Tomorrow's corporate battles, and even potentially the survival of the companies will be largely based around their ability to implement AI.
The first generation of AI was all about super-specialists, deep thinking, and looking for breakthroughs. It was owned by the 7 big corporations working in AI and their association to a handful of universities doing advanced work in the area.
This next phase of AI (following on from the development of deep learning) is all about implementing these current AI concepts, and applying them to so many aspects of business and the community. Even though the biggest wins will come to those who own the big data sets, there are and will continue to be amazing opportunities for commercialising existing AI concepts.
Our most interesting projects today are ones that are based around AI tooling, that's letting us solve business problems that we simply could not have solved any other way, at least not economically.
And if you want an area that's crying out for short to medium term wins, that's security.

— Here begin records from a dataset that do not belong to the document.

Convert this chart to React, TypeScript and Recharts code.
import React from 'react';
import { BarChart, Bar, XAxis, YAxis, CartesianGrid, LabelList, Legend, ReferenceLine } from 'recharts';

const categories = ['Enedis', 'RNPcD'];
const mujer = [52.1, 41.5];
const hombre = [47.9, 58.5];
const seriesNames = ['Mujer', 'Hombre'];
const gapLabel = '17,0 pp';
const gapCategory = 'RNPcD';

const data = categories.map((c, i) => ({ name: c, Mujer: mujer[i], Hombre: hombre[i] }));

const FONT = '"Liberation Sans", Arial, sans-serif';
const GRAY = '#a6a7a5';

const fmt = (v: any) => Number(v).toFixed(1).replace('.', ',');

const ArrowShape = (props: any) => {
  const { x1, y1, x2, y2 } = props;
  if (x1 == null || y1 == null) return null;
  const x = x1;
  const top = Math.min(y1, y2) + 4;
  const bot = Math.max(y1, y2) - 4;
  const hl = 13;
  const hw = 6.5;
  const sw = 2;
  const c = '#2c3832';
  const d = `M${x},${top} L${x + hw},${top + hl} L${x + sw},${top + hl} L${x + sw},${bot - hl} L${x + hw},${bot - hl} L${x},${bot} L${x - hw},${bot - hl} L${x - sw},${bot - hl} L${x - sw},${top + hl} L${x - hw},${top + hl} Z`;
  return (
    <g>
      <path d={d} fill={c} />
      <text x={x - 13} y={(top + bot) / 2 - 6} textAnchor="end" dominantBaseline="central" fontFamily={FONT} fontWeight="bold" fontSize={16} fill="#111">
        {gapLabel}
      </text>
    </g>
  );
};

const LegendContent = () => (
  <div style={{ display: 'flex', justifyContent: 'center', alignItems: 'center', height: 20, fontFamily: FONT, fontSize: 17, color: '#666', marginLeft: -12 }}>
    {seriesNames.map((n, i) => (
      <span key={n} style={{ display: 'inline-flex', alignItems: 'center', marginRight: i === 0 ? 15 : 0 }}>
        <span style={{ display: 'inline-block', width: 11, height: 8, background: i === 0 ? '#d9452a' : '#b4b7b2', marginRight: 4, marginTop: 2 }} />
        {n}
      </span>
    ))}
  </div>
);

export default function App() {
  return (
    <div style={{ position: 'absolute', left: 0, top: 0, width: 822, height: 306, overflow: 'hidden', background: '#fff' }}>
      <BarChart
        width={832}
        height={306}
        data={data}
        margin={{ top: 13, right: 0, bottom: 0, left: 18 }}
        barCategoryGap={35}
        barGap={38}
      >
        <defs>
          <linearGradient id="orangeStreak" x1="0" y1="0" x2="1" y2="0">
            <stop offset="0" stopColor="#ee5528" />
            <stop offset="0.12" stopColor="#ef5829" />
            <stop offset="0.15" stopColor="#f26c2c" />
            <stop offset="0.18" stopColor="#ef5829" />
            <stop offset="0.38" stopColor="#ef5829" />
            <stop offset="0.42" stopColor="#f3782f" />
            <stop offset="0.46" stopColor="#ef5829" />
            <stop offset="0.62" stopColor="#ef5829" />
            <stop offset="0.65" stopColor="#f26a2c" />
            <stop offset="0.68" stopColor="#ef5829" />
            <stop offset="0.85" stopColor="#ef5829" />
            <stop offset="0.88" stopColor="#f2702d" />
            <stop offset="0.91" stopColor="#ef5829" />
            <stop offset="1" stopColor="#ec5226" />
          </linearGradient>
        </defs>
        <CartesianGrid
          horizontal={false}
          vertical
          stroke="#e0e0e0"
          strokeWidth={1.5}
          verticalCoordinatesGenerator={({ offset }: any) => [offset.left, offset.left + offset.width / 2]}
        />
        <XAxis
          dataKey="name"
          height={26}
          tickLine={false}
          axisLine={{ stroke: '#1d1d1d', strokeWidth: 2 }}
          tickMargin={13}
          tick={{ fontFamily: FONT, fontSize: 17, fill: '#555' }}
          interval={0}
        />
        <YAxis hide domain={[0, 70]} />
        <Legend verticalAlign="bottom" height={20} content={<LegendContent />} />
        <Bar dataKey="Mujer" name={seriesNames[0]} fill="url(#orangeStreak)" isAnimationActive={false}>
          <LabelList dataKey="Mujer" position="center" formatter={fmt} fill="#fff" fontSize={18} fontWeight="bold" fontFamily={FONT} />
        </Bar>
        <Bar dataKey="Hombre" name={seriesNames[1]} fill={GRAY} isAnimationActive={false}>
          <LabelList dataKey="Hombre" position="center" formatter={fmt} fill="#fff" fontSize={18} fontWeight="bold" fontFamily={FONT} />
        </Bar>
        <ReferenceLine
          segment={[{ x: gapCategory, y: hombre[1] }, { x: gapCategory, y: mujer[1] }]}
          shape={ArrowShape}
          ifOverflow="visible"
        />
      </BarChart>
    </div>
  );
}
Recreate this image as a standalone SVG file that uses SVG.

The problems in this area are now almost already completely out of hand. There are estimates that this year alone, there will be shortages of hundreds of thousands of IT security people, but we're talking about serious security people. And this is going to get much worse.
The only foreseeable way to solve most IT security issues is via AI.
I'm not too worried about retraining now but if I was in my 30's or 40's, aiming directly at the intersection of AI and advanced IT security would seem a really safe bet.